* START *

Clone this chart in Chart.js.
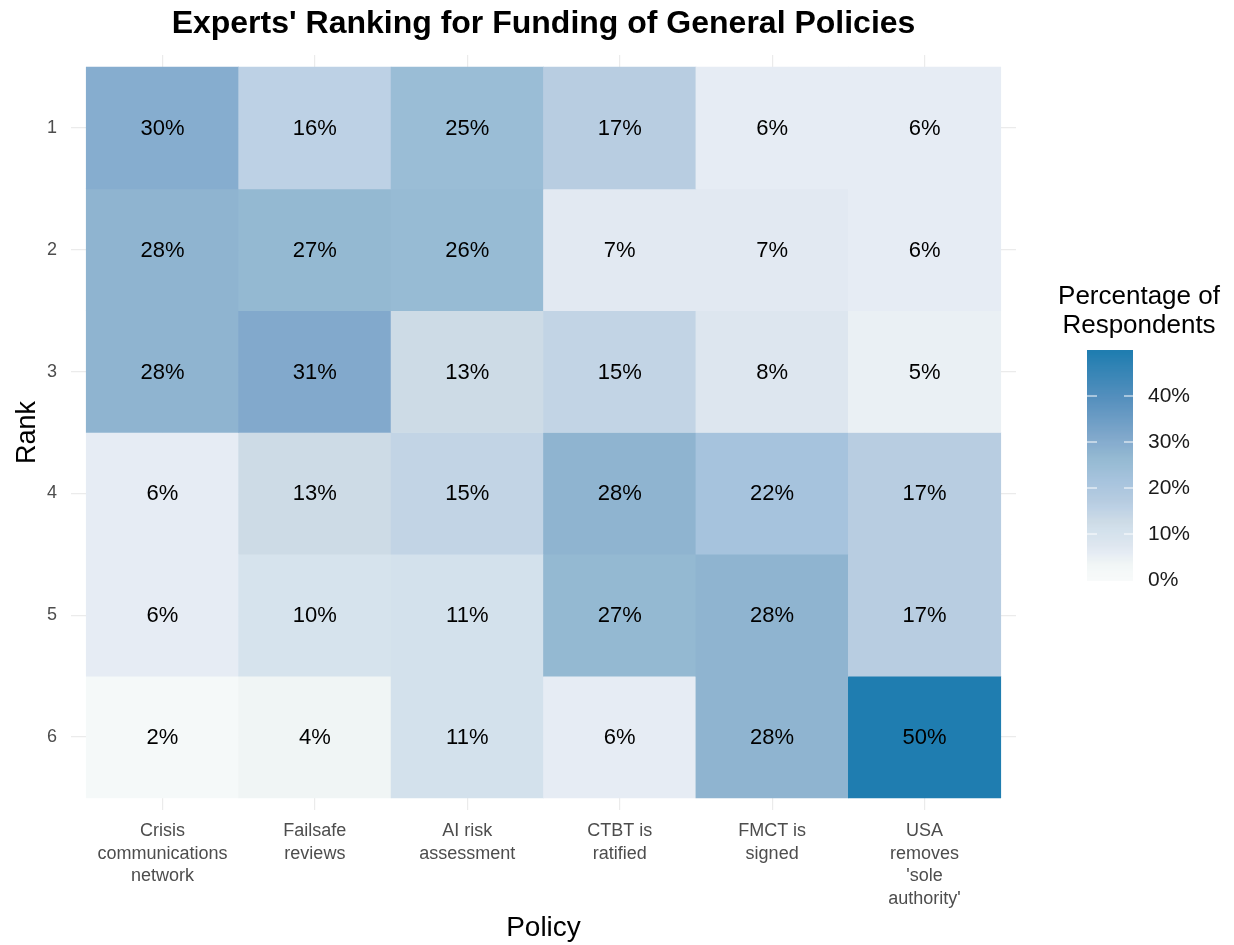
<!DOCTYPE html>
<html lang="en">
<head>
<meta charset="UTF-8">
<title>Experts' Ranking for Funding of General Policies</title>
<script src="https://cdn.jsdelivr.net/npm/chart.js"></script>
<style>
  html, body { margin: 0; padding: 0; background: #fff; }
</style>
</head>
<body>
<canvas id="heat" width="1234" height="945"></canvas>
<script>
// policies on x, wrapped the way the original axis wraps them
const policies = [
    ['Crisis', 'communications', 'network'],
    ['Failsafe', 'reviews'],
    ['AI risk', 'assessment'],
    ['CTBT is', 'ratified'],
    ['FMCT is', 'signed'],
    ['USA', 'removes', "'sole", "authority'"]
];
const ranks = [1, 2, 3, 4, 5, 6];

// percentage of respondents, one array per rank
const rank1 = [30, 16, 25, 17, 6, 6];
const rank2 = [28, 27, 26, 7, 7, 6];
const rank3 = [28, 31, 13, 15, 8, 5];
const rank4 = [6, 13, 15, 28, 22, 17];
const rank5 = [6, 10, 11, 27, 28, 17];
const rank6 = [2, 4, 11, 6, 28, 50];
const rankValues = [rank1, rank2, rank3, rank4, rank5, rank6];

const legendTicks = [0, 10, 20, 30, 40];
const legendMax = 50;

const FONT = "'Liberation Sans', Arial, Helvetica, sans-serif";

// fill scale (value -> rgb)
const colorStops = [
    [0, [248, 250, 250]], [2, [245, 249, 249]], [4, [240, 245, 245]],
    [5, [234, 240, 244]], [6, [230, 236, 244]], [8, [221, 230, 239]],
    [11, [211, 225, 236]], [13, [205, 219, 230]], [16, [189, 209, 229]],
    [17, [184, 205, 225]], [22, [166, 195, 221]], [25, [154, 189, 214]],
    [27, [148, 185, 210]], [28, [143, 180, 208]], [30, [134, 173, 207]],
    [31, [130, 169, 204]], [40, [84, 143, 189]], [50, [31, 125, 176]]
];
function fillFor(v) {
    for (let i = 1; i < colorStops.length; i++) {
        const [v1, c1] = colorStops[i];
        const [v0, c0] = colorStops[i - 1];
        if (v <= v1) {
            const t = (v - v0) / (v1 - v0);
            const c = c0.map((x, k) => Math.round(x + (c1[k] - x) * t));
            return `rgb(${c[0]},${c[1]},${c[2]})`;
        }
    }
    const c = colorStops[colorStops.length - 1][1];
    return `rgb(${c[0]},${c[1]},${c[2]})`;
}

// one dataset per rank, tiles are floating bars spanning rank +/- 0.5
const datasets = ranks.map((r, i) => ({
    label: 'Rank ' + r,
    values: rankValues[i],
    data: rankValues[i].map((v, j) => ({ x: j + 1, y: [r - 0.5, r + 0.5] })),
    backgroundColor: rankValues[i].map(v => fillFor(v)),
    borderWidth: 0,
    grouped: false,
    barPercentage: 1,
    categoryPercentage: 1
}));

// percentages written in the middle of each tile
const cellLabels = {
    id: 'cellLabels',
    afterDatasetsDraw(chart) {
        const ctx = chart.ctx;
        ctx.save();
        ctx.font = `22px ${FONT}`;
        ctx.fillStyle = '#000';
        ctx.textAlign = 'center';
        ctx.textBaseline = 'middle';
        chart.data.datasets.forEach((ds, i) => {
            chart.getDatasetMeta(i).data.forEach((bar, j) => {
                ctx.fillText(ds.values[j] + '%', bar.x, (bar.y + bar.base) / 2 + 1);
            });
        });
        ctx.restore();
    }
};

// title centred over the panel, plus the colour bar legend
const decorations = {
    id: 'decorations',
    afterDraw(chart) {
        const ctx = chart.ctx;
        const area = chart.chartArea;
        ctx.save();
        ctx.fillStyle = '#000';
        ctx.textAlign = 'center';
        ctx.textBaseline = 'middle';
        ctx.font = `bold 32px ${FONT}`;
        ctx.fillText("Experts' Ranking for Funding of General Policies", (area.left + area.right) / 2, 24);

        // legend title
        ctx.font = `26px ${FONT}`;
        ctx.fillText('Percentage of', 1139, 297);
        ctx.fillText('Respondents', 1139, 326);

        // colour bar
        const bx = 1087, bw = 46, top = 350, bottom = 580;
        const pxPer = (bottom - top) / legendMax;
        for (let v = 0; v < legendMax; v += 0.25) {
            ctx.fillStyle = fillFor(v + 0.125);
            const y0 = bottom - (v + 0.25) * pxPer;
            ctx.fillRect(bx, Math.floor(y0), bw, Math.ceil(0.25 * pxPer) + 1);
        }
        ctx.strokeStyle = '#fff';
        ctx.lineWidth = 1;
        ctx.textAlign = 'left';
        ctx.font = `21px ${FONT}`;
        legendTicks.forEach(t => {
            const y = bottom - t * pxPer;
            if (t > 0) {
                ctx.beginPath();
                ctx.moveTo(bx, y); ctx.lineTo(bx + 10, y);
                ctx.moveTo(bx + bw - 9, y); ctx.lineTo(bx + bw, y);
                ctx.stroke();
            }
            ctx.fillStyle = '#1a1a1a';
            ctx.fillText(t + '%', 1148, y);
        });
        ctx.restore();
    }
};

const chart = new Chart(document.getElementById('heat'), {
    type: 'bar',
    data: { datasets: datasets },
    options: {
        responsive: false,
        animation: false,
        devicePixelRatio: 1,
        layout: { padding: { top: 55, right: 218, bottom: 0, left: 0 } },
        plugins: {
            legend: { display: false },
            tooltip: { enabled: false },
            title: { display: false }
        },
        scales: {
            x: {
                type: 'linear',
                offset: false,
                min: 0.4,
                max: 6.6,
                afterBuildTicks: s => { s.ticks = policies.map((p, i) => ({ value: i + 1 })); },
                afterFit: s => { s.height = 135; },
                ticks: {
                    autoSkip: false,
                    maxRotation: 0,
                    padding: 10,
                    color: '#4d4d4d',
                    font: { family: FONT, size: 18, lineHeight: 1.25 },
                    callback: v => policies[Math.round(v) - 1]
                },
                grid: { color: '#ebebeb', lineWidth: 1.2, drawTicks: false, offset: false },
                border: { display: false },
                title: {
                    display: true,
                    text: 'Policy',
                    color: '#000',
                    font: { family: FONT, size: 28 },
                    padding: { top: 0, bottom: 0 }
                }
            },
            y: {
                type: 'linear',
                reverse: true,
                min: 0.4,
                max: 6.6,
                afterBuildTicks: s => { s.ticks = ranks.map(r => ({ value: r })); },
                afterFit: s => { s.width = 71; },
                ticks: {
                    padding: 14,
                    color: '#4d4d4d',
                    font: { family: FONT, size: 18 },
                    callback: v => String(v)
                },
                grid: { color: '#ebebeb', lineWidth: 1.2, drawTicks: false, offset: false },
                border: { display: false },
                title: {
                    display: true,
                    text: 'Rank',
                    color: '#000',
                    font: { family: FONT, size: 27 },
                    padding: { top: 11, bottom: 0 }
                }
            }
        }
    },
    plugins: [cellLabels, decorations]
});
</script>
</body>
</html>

* END *

▶ DIRECTIONS
Your task is to repeat the data above exactly while excluding the pictures.

▶ TASK ANSWER
Clone this chart in Chart.js.
<!DOCTYPE html>
<html lang="en">
<head>
<meta charset="UTF-8">
<title>Experts' Ranking for Funding of General Policies</title>
<script src="https://cdn.jsdelivr.net/npm/chart.js"></script>
<style>
  html, body { margin: 0; padding: 0; background: #fff; }
</style>
</head>
<body>
<canvas id="heat" width="1234" height="945"></canvas>
<script>
// policies on x, wrapped the way the original axis wraps them
const policies = [
    ['Crisis', 'communications', 'network'],
    ['Failsafe', 'reviews'],
    ['AI risk', 'assessment'],
    ['CTBT is', 'ratified'],
    ['FMCT is', 'signed'],
    ['USA', 'removes', "'sole", "authority'"]
];
const ranks = [1, 2, 3, 4, 5, 6];

// percentage of respondents, one array per rank
const rank1 = [30, 16, 25, 17, 6, 6];
const rank2 = [28, 27, 26, 7, 7, 6];
const rank3 = [28, 31, 13, 15, 8, 5];
const rank4 = [6, 13, 15, 28, 22, 17];
const rank5 = [6, 10, 11, 27, 28, 17];
const rank6 = [2, 4, 11, 6, 28, 50];
const rankValues = [rank1, rank2, rank3, rank4, rank5, rank6];

const legendTicks = [0, 10, 20, 30, 40];
const legendMax = 50;

const FONT = "'Liberation Sans', Arial, Helvetica, sans-serif";

// fill scale (value -> rgb)
const colorStops = [
    [0, [248, 250, 250]], [2, [245, 249, 249]], [4, [240, 245, 245]],
    [5, [234, 240, 244]], [6, [230, 236, 244]], [8, [221, 230, 239]],
    [11, [211, 225, 236]], [13, [205, 219, 230]], [16, [189, 209, 229]],
    [17, [184, 205, 225]], [22, [166, 195, 221]], [25, [154, 189, 214]],
    [27, [148, 185, 210]], [28, [143, 180, 208]], [30, [134, 173, 207]],
    [31, [130, 169, 204]], [40, [84, 143, 189]], [50, [31, 125, 176]]
];
function fillFor(v) {
    for (let i = 1; i < colorStops.length; i++) {
        const [v1, c1] = colorStops[i];
        const [v0, c0] = colorStops[i - 1];
        if (v <= v1) {
            const t = (v - v0) / (v1 - v0);
            const c = c0.map((x, k) => Math.round(x + (c1[k] - x) * t));
            return `rgb(${c[0]},${c[1]},${c[2]})`;
        }
    }
    const c = colorStops[colorStops.length - 1][1];
    return `rgb(${c[0]},${c[1]},${c[2]})`;
}

// one dataset per rank, tiles are floating bars spanning rank +/- 0.5
const datasets = ranks.map((r, i) => ({
    label: 'Rank ' + r,
    values: rankValues[i],
    data: rankValues[i].map((v, j) => ({ x: j + 1, y: [r - 0.5, r + 0.5] })),
    backgroundColor: rankValues[i].map(v => fillFor(v)),
    borderWidth: 0,
    grouped: false,
    barPercentage: 1,
    categoryPercentage: 1
}));

// percentages written in the middle of each tile
const cellLabels = {
    id: 'cellLabels',
    afterDatasetsDraw(chart) {
        const ctx = chart.ctx;
        ctx.save();
        ctx.font = `22px ${FONT}`;
        ctx.fillStyle = '#000';
        ctx.textAlign = 'center';
        ctx.textBaseline = 'middle';
        chart.data.datasets.forEach((ds, i) => {
            chart.getDatasetMeta(i).data.forEach((bar, j) => {
                ctx.fillText(ds.values[j] + '%', bar.x, (bar.y + bar.base) / 2 + 1);
            });
        });
        ctx.restore();
    }
};

// title centred over the panel, plus the colour bar legend
const decorations = {
    id: 'decorations',
    afterDraw(chart) {
        const ctx = chart.ctx;
        const area = chart.chartArea;
        ctx.save();
        ctx.fillStyle = '#000';
        ctx.textAlign = 'center';
        ctx.textBaseline = 'middle';
        ctx.font = `bold 32px ${FONT}`;
        ctx.fillText("Experts' Ranking for Funding of General Policies", (area.left + area.right) / 2, 24);

        // legend title
        ctx.font = `26px ${FONT}`;
        ctx.fillText('Percentage of', 1139, 297);
        ctx.fillText('Respondents', 1139, 326);

        // colour bar
        const bx = 1087, bw = 46, top = 350, bottom = 580;
        const pxPer = (bottom - top) / legendMax;
        for (let v = 0; v < legendMax; v += 0.25) {
            ctx.fillStyle = fillFor(v + 0.125);
            const y0 = bottom - (v + 0.25) * pxPer;
            ctx.fillRect(bx, Math.floor(y0), bw, Math.ceil(0.25 * pxPer) + 1);
        }
        ctx.strokeStyle = '#fff';
        ctx.lineWidth = 1;
        ctx.textAlign = 'left';
        ctx.font = `21px ${FONT}`;
        legendTicks.forEach(t => {
            const y = bottom - t * pxPer;
            if (t > 0) {
                ctx.beginPath();
                ctx.moveTo(bx, y); ctx.lineTo(bx + 10, y);
                ctx.moveTo(bx + bw - 9, y); ctx.lineTo(bx + bw, y);
                ctx.stroke();
            }
            ctx.fillStyle = '#1a1a1a';
            ctx.fillText(t + '%', 1148, y);
        });
        ctx.restore();
    }
};

const chart = new Chart(document.getElementById('heat'), {
    type: 'bar',
    data: { datasets: datasets },
    options: {
        responsive: false,
        animation: false,
        devicePixelRatio: 1,
        layout: { padding: { top: 55, right: 218, bottom: 0, left: 0 } },
        plugins: {
            legend: { display: false },
            tooltip: { enabled: false },
            title: { display: false }
        },
        scales: {
            x: {
                type: 'linear',
                offset: false,
                min: 0.4,
                max: 6.6,
                afterBuildTicks: s => { s.ticks = policies.map((p, i) => ({ value: i + 1 })); },
                afterFit: s => { s.height = 135; },
                ticks: {
                    autoSkip: false,
                    maxRotation: 0,
                    padding: 10,
                    color: '#4d4d4d',
                    font: { family: FONT, size: 18, lineHeight: 1.25 },
                    callback: v => policies[Math.round(v) - 1]
                },
                grid: { color: '#ebebeb', lineWidth: 1.2, drawTicks: false, offset: false },
                border: { display: false },
                title: {
                    display: true,
                    text: 'Policy',
                    color: '#000',
                    font: { family: FONT, size: 28 },
                    padding: { top: 0, bottom: 0 }
                }
            },
            y: {
                type: 'linear',
                reverse: true,
                min: 0.4,
                max: 6.6,
                afterBuildTicks: s => { s.ticks = ranks.map(r => ({ value: r })); },
                afterFit: s => { s.width = 71; },
                ticks: {
                    padding: 14,
                    color: '#4d4d4d',
                    font: { family: FONT, size: 18 },
                    callback: v => String(v)
                },
                grid: { color: '#ebebeb', lineWidth: 1.2, drawTicks: false, offset: false },
                border: { display: false },
                title: {
                    display: true,
                    text: 'Rank',
                    color: '#000',
                    font: { family: FONT, size: 27 },
                    padding: { top: 11, bottom: 0 }
                }
            }
        }
    },
    plugins: [cellLabels, decorations]
});
</script>
</body>
</html>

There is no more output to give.